Le déboulonnage des statues de personnages controversés en Europe: où en sommes-nous chez nous?
Il y a peu, en 1990, au lendemain de la Conférence des forces vives de la nation, la statue du camarade Lénine qui trônait à la place du même nom à Akpakpa, subissait la huée d’une foule en délire qui assistait à son dessouchage par la voirie. Le marxisme-léninisme étant jeté à la poubelle, maintenir le personnage ne se justifiait pas pour beaucoup. Lénine a été enfermé dans un caisson et remis à l’ambassade de l’Union soviétique qui l’a rapatrié sur ses terres ancestrales. On aurait pu procéder à la même chose avec Guéorgui Dimitrov, le “papa Bulgarie” qui sévit à Gbegamey, mon quartier d’enfance de Cotonou, depuis 1981. Mais personne ne semble gêné par la présence de ce personnage insolite plutôt laid qu’on repeint en jaune, rouge, blanc selon l’humeur et l’inspiration des relookeurs de la mairie de Cotonou. Dans la même logique, la place de l’Etoile Rouge, qui incarnait la bannière étoilée de la République populaire du Bénin, a été épargnée. Normal: ce monument, au-delà de l’histoire dont elle est la pièce et le témoin angulaire, est devenu l’un des sites emblématiques de la ville de Cotonou. Le raser serait une hérésie et ferait des auteurs, au mieux, des idiots amnésiques, au pire, des fossoyeurs de l’histoire. Car ce qui compte dans cette question délicate, c’est la préservation de la mémoire collective, la capacité de la communauté à conserver les différents éléments de son vécu qui racontent son passé, c’est-à-dire son patrimoine.
Le passé justement, qu’en avons-nous fait pour inspirer aux nouvelles générations, l’envie de décapiter nos dieux controversés, nos personnages détestés? Avons-nous érigé, à la gloire de quelques sombres héros, des places ou monuments censés raconter leurs hauts faits présumés ? Le Bénin, terre d’histoire exceptionnelle, n’a jamais pu offrir à ses dignes fils des stèles ou édifices publics. Le pays de Bio Guera, Kaba, Behanzin, Tofa est tellement empêtré dans sa misère quotidienne que son passé ne lui paraît pas digne d’inspirer des actions et des édifices mémoriaux. Seule la Révolution, dans sa logique de réappropriation de l’initiative historique, a fait des résistants au colonisateur français des “héros nationaux” (Bio Guera, Kaba, Behanzin, en 1974). Et il faut attendre vingt-cinq ans après pour voir un autre régime, celui de Nicephore Soglo, faire un acte de la même noblesse: offrir à Ouidah, porte océane d’où étaient partis de millions d’Africains déportés, le grand monument dédié à la mémoire des esclaves.
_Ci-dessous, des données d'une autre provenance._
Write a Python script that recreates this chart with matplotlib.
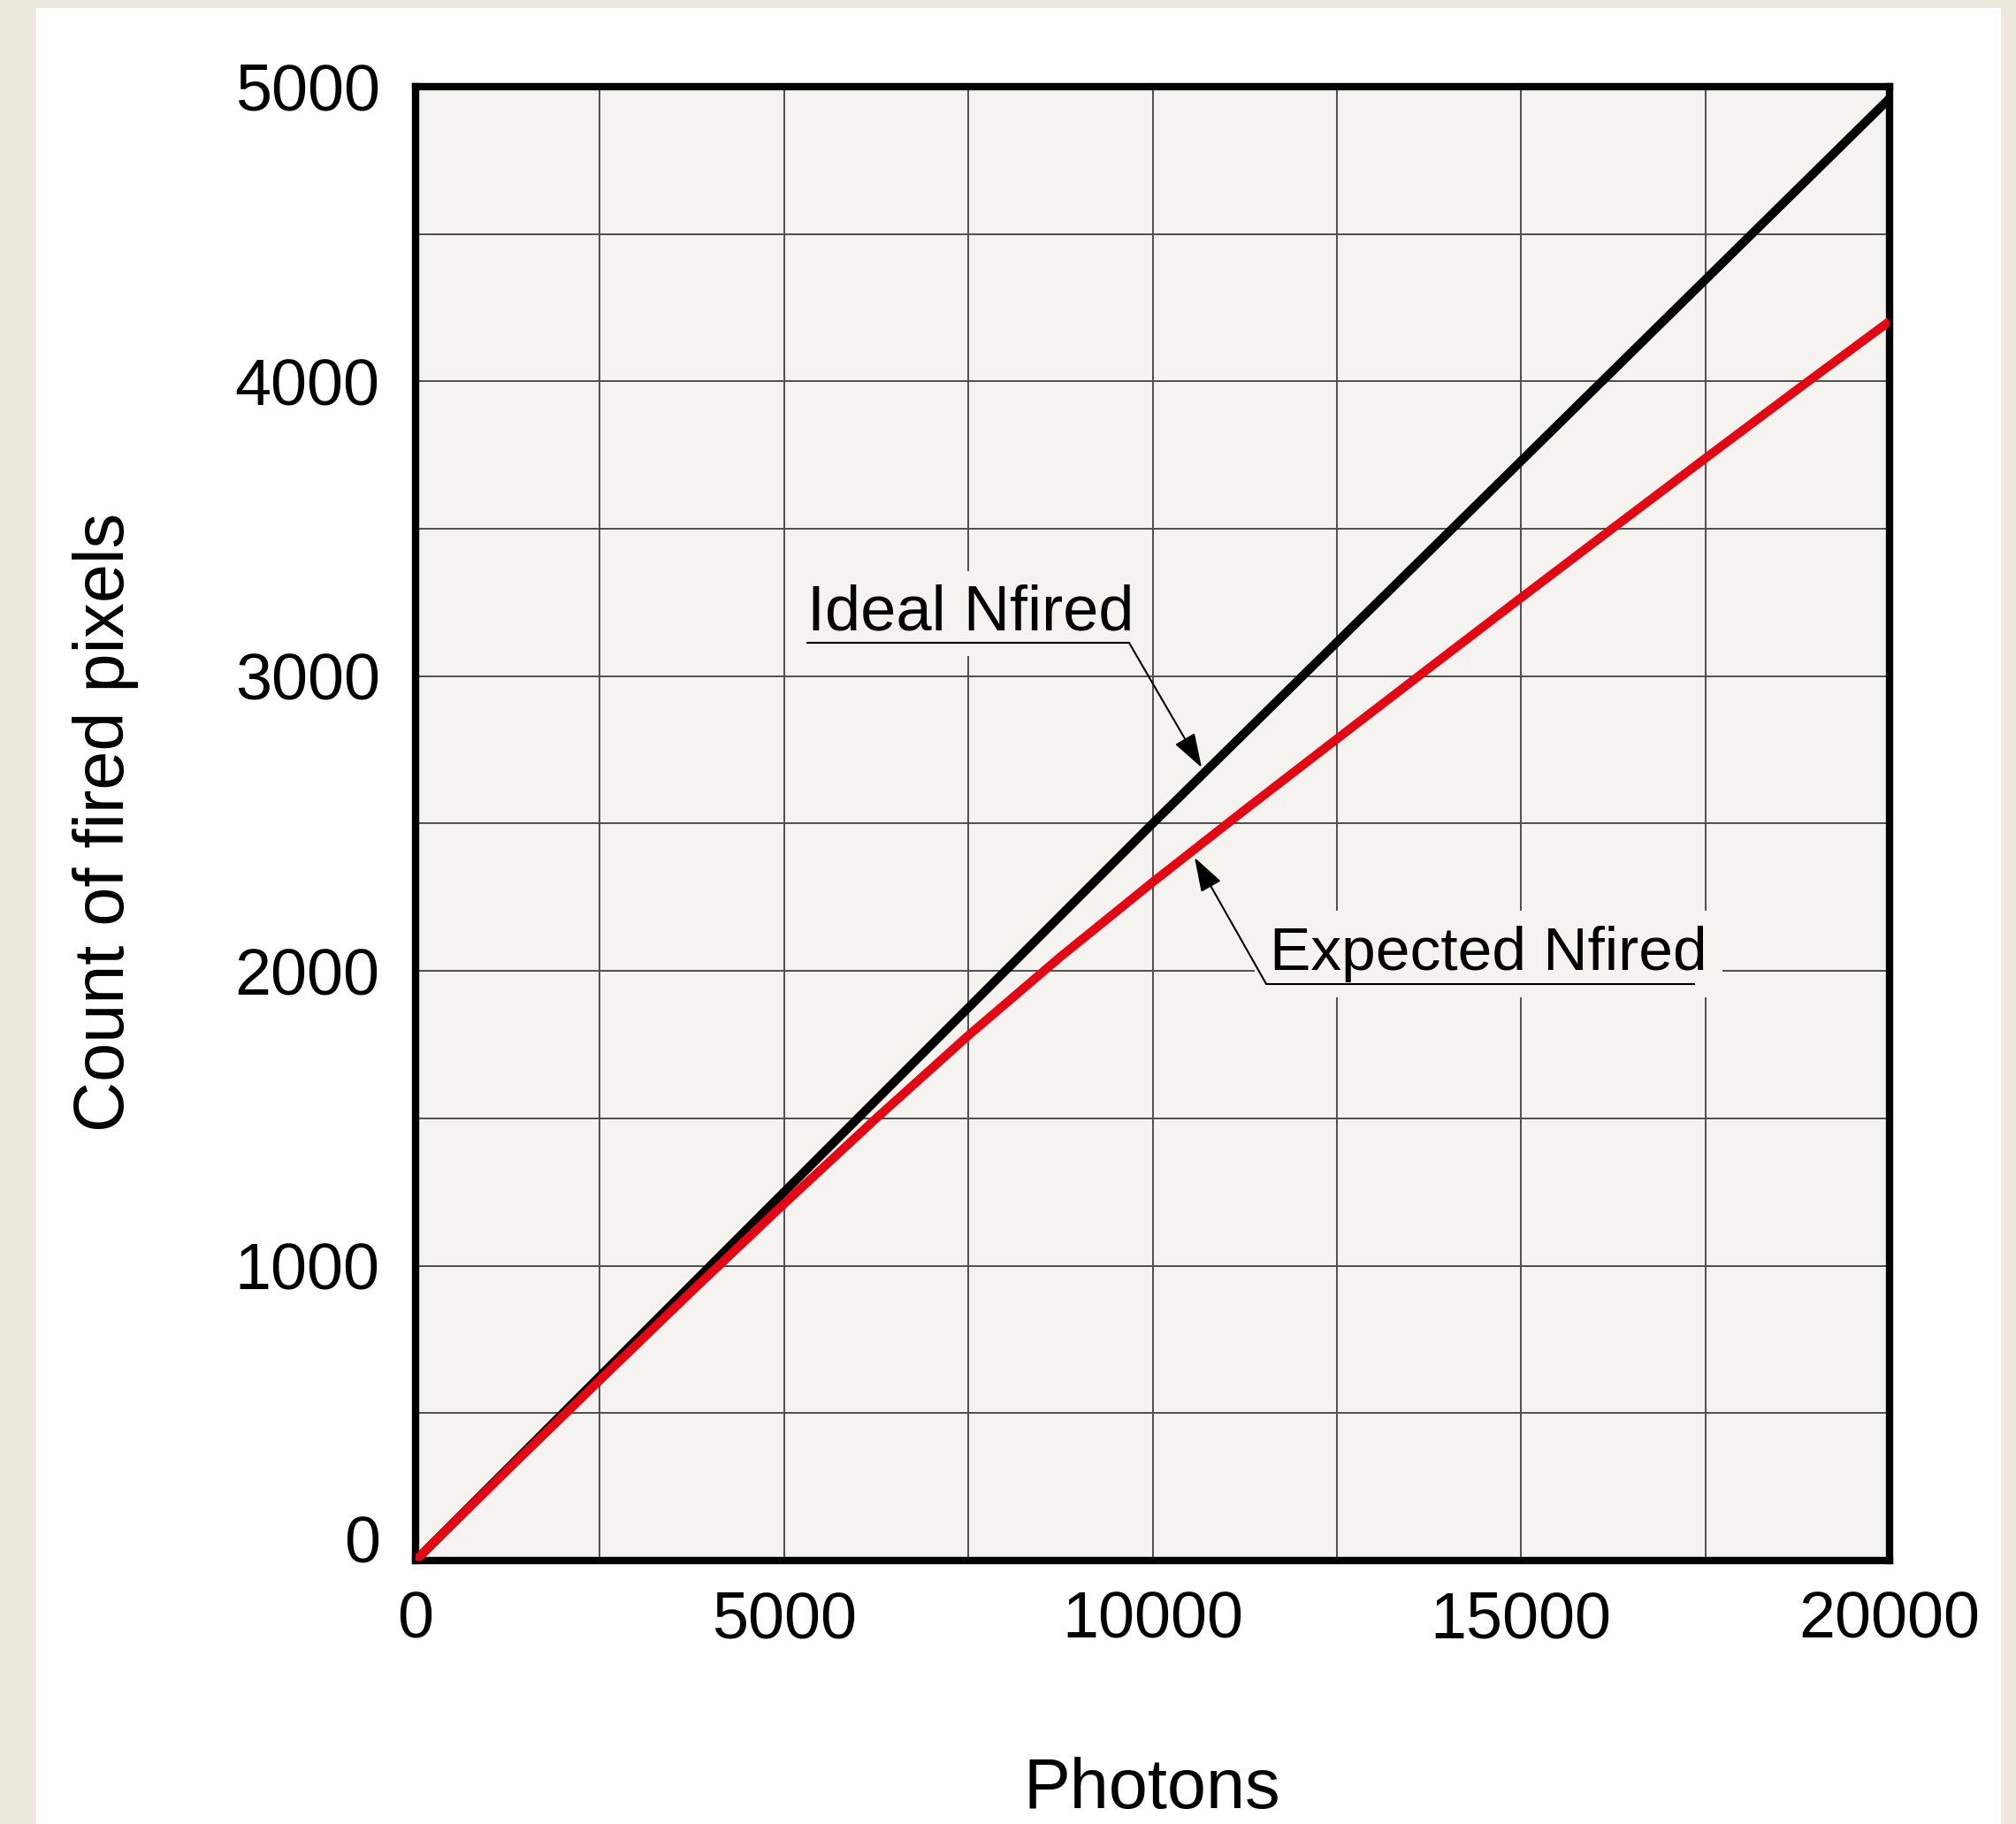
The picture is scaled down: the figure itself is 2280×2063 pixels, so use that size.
import matplotlib
matplotlib.use("Agg")
import matplotlib.pyplot as plt
import matplotlib.transforms as mtransforms
from matplotlib.patches import Rectangle

plt.rcParams['font.family'] = ['Liberation Sans', 'DejaVu Sans']

# data
photons_ideal = [0, 10000, 20000]
nfired_ideal = [0, 2500, 4960]

photons_expected = [0, 1250, 2500, 3750, 5000, 6250, 7500, 8750, 10000,
                    11250, 12500, 13750, 15000, 16250, 17500, 18750, 20000]
nfired_expected = [0, 308, 612, 914, 1210, 1500, 1781, 2048, 2301,
                   2546, 2787, 3027, 3266, 3503, 3739, 3973, 4204]

x_ticks = [0, 5000, 10000, 15000, 20000]
y_ticks = [0, 1000, 2000, 3000, 4000, 5000]
x_grid = [2500, 7500, 12500, 17500]
y_grid = [500, 1500, 2500, 3500, 4500]

face = '#F4F3EF'
border = '#EDE9DF'
red = '#E30613'

W, H = 2280, 2063
fig = plt.figure(figsize=(W / 100, H / 100), dpi=100, facecolor=border)
# white sheet inside the beige border
fig.patches.append(Rectangle((41 / W, 0), (2263 - 41) / W, 1 - 9 / H,
                             transform=fig.transFigure, facecolor='white',
                             edgecolor='none', zorder=-10))

ax = fig.add_axes([470 / W, 1 - 1765 / H, 1667 / W, 1667 / H])
ax.set_facecolor(face)
ax.set_xlim(0, 20000)
ax.set_ylim(0, 5000)

ax.set_xticks(x_ticks)
ax.set_yticks(y_ticks)
ax.set_xticks(x_grid, minor=True)
ax.set_yticks(y_grid, minor=True)
ax.grid(True, which='both', color='#4d4d4d', linewidth=1.4)
ax.set_axisbelow(True)
ax.tick_params(which='both', length=0)
ax.tick_params(axis='x', pad=24, labelsize=53)
ax.tick_params(axis='y', pad=29, labelsize=53)

for s in ax.spines.values():
    s.set_linewidth(6)
    s.set_color('black')

ax.plot(photons_ideal, nfired_ideal, color='black', linewidth=7.2,
        solid_capstyle='butt', zorder=3)
ax.plot(photons_expected, nfired_expected, color=red, linewidth=7.2,
        solid_capstyle='butt', solid_joinstyle='round', zorder=4)

arrow = dict(arrowstyle='-|>,head_length=0.6,head_width=0.2', color='black',
             lw=1.5, mutation_scale=40, shrinkA=0, shrinkB=0)

# Ideal Nfired label
ax.text(5315, 3158, 'Ideal Nfired', fontsize=52, ha='left', va='baseline',
        zorder=5, bbox=dict(boxstyle='square,pad=0.2', facecolor=face,
                            edgecolor='none'))
ax.plot([5315, 9682], [3113, 3113], color='black', lw=1.5, zorder=5)
ax.annotate('', xy=(10666, 2690), xytext=(9682, 3113), arrowprops=arrow,
            zorder=5)

# Expected Nfired label
ax.text(11590, 2004, 'Expected Nfired', fontsize=50, ha='left',
        va='baseline', zorder=5,
        bbox=dict(boxstyle='square,pad=0.25', facecolor=face,
                  edgecolor='none'))
ax.plot([11542, 17349], [1956, 1956], color='black', lw=1.5, zorder=5)
ax.annotate('', xy=(10570, 2385), xytext=(11542, 1956), arrowprops=arrow,
            zorder=5)

fig.text(1303 / W, 1 - 2045 / H, 'Photons', fontsize=57, ha='center',
         va='baseline')
fig.text(120 / W, 1 - 930 / H, 'Count of fired pixels', fontsize=57,
         rotation=90, ha='center', va='center')

# the "0" on the y axis sits a little above its tick in the reference
lab0 = ax.yaxis.get_major_ticks()[0].label1
lab0.set_transform(lab0.get_transform() +
                   mtransforms.ScaledTranslation(0, 0.25, fig.dpi_scale_trans))

fig.savefig('out.png', dpi=100, facecolor=fig.get_facecolor())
C’est curieusement dans cette ville encore fraîche des stigmates de la traite que les jeunes noirs de France, d’Angleterre et de tous les pays européens où s’est développée la fronde contre les monuments controversés, seraient heureux de trouver à faire. Surtout par rapport à un personnage trouble digne de décapitation : don Félix Francisco de Souza. Cet homme, le plus grand négrier de l’histoire de l’esclavage, y a sa place appelée Place Chacha ou le marché aux esclaves. Cet endroit où avait été édifiée la statue d’un esclave déjà enchaîné et neutralisé, puis remplacée par un personnage quelconque, était un espace dédié aux enchères, à la discussion marchande du “bois d’ébène” avant son long voyage à fond de cale sur le bateau négrier. Il fait partie du parcours de la “route de l’esclave”, l’itinéraire proposé aux touristes pour leur immersion dans la souffrance qu’a été celle des esclaves. Il paraît, dit la rumeur, que c’est à cause du nom attribué à ce lieu que le couple Obama aurait refusé de faire le pèlerinage à Ouidah.
C’est cela notre péché au Bénin : incapables de revisiter l’histoire que nous a racontée l’autre, nous avons tendance à nous contenter de peu et à faire semblant de nous réapproprier le passé. Au delà du cas Chacha, c’est celui de tous ces noms de personnages coloniaux donnés aux rues et édifices publics depuis plus de soixante ans quand le maître tenait encore la chicote. De la place Bayol à l’avenue Steinmetz, du stade René Pleven au stade Charles de Gaulle, il y a encore des noms d’hommes griffés sur les lieux publics qui portent ombrage à notre histoire et à notre dignité.